## DATA LINES
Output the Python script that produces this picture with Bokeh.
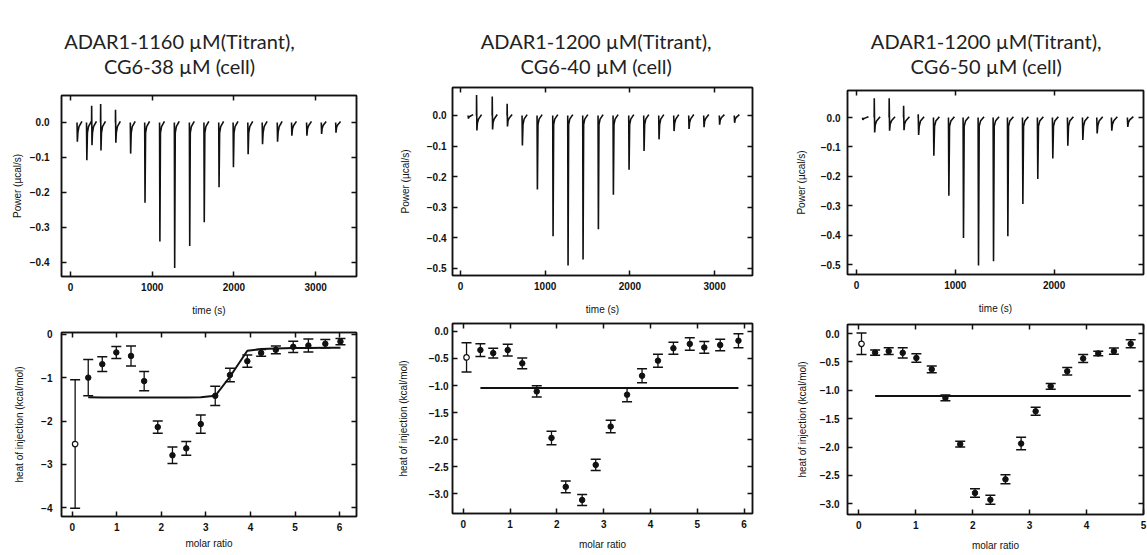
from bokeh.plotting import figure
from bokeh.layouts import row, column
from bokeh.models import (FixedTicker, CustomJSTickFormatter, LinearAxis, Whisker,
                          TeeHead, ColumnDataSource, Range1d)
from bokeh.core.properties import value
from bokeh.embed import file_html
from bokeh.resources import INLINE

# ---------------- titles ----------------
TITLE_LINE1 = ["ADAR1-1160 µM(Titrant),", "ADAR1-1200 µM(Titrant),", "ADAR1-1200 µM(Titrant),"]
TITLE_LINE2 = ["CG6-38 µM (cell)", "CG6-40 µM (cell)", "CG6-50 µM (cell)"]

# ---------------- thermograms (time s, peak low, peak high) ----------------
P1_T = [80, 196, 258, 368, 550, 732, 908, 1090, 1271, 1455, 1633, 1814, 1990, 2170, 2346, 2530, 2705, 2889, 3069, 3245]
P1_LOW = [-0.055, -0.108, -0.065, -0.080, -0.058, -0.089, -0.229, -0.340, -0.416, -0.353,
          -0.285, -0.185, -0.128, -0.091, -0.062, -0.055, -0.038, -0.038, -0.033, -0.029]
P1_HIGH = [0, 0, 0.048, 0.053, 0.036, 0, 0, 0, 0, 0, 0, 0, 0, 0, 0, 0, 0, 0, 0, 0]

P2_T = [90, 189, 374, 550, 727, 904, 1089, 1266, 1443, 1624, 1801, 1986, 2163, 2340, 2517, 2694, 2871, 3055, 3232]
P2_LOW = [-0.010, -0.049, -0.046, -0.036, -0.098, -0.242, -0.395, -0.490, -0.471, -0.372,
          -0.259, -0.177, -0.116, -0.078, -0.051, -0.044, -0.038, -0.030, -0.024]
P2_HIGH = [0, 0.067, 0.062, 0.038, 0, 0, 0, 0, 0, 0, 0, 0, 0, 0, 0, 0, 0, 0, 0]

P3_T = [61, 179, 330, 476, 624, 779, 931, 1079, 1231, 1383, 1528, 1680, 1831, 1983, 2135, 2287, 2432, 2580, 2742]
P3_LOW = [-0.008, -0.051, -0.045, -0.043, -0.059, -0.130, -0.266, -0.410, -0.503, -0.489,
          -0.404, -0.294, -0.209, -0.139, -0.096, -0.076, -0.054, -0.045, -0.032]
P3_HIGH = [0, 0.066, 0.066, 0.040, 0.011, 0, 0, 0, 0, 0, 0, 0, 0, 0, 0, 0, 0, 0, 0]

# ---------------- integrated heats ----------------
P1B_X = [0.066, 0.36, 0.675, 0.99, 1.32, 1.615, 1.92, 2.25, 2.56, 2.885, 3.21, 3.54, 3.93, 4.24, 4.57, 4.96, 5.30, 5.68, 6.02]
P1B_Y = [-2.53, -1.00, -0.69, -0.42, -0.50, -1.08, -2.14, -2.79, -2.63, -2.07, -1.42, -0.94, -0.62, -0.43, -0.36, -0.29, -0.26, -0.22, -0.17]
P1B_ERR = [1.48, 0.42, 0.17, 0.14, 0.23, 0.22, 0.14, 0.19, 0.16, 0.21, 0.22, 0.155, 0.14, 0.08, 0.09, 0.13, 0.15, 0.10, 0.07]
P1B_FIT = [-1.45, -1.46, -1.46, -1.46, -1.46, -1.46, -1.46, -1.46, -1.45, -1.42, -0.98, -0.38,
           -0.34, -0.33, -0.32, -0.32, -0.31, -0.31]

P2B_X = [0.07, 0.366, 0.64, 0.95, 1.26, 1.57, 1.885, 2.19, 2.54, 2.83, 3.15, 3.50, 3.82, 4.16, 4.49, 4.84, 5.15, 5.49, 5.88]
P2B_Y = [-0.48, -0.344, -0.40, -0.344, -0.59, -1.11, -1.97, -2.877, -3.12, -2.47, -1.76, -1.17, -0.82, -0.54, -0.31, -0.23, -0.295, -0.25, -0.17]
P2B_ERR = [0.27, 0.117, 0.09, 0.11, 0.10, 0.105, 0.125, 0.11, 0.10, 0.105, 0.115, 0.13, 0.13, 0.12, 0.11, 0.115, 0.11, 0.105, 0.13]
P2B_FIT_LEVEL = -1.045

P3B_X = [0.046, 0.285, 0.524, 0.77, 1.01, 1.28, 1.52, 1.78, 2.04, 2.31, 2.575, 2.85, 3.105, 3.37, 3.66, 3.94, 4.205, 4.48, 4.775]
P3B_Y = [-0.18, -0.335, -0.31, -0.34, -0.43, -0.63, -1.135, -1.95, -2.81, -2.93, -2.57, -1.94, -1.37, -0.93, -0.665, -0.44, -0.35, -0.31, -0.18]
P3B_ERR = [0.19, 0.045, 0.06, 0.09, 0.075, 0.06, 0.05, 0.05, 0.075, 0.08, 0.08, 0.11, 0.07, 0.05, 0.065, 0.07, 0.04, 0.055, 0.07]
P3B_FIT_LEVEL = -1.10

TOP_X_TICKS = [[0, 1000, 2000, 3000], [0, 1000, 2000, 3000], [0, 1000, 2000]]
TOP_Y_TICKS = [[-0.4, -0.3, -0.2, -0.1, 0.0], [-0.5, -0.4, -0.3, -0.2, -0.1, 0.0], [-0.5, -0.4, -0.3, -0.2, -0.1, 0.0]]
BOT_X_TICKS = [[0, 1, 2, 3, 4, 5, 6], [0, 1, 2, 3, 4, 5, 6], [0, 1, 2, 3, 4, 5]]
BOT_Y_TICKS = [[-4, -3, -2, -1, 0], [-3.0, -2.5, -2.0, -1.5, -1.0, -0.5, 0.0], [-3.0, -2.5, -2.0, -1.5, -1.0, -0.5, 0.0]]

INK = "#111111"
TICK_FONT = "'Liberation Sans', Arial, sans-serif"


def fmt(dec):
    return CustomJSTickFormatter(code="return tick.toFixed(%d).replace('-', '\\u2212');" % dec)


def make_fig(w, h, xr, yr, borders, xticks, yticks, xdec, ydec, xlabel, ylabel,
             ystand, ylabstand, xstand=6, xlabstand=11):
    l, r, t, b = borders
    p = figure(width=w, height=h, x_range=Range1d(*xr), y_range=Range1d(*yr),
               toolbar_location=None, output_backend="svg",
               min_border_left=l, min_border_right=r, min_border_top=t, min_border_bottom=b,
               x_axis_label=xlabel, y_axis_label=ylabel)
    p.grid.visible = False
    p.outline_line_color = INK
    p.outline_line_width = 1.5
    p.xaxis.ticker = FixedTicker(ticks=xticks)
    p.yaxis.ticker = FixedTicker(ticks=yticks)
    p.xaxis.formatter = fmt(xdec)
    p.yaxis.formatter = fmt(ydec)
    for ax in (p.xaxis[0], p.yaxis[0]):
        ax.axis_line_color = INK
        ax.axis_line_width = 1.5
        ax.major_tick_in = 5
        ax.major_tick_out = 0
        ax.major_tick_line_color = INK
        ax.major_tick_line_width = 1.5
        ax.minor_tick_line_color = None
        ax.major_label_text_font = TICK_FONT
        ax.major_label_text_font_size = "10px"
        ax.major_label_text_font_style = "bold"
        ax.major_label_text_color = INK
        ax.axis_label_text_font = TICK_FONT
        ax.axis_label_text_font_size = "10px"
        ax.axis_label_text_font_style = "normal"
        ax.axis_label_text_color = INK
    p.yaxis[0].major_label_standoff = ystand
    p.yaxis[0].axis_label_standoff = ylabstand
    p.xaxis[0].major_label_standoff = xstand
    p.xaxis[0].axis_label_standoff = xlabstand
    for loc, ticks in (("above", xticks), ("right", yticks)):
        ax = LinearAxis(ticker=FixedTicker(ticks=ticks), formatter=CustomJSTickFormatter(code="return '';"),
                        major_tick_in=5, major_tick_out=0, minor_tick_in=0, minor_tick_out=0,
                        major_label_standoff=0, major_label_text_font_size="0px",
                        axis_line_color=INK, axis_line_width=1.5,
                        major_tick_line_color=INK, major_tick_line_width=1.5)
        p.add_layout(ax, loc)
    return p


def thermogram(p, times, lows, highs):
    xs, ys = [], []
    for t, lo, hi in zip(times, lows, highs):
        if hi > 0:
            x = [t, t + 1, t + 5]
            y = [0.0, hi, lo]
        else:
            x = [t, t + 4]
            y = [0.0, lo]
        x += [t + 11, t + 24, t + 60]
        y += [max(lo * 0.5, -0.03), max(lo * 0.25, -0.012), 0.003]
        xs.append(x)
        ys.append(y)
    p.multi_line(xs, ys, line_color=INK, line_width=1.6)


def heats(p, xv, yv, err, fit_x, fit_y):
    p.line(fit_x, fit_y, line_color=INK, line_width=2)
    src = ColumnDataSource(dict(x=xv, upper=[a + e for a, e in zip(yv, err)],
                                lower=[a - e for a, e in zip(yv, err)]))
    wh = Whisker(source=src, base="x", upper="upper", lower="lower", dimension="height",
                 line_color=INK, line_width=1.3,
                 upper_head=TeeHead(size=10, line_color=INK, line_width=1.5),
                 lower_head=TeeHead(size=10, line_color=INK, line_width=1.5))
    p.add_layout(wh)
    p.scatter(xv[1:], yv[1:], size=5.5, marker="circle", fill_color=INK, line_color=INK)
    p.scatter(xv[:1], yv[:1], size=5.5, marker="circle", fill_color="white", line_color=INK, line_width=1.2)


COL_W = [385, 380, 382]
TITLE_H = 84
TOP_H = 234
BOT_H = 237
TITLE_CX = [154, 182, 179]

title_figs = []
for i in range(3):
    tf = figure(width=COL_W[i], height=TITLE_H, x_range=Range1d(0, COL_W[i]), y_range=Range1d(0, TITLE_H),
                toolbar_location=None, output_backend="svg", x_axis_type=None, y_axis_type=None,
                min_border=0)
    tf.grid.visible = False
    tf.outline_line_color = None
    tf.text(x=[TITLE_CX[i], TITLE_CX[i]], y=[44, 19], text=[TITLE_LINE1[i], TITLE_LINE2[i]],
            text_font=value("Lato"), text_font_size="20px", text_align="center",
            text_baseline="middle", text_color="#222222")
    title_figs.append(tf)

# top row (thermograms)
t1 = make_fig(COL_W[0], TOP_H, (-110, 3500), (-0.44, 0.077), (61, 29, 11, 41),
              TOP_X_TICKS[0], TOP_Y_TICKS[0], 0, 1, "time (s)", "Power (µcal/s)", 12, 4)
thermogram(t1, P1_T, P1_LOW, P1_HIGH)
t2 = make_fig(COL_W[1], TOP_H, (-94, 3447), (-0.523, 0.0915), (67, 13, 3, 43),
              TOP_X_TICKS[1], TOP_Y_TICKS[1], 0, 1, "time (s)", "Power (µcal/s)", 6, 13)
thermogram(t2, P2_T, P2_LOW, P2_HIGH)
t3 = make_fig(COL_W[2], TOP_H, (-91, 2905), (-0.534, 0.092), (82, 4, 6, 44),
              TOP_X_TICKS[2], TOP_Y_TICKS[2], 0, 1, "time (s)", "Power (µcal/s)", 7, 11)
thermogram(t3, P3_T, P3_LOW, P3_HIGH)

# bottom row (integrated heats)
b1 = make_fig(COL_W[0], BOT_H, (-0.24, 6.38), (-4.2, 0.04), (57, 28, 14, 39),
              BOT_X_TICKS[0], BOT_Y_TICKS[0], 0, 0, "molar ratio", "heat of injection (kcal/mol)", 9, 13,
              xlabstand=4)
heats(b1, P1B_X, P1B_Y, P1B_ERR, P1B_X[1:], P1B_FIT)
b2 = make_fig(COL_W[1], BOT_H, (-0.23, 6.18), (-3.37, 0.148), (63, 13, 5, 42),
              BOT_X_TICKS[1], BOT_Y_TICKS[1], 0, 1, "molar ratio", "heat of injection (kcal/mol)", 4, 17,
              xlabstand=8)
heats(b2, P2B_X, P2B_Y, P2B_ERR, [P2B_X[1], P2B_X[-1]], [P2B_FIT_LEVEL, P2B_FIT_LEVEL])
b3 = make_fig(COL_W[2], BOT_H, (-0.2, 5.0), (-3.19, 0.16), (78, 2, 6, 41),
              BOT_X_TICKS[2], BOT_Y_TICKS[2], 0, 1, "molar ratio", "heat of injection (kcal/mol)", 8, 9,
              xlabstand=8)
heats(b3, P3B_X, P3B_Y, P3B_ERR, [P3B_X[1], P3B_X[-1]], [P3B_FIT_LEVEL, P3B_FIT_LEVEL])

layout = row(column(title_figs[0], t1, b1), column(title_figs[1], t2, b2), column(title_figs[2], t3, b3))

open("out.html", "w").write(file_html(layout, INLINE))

## TASK STATEMENT
Write out an exact copy of the listing, first line through the line containing "from bokeh.resources import INLINE", with the pictures left out.

## TASK RESULT
Output the Python script that produces this picture with Bokeh.
from bokeh.plotting import figure
from bokeh.layouts import row, column
from bokeh.models import (FixedTicker, CustomJSTickFormatter, LinearAxis, Whisker,
                          TeeHead, ColumnDataSource, Range1d)
from bokeh.core.properties import value
from bokeh.embed import file_html
from bokeh.resources import INLINE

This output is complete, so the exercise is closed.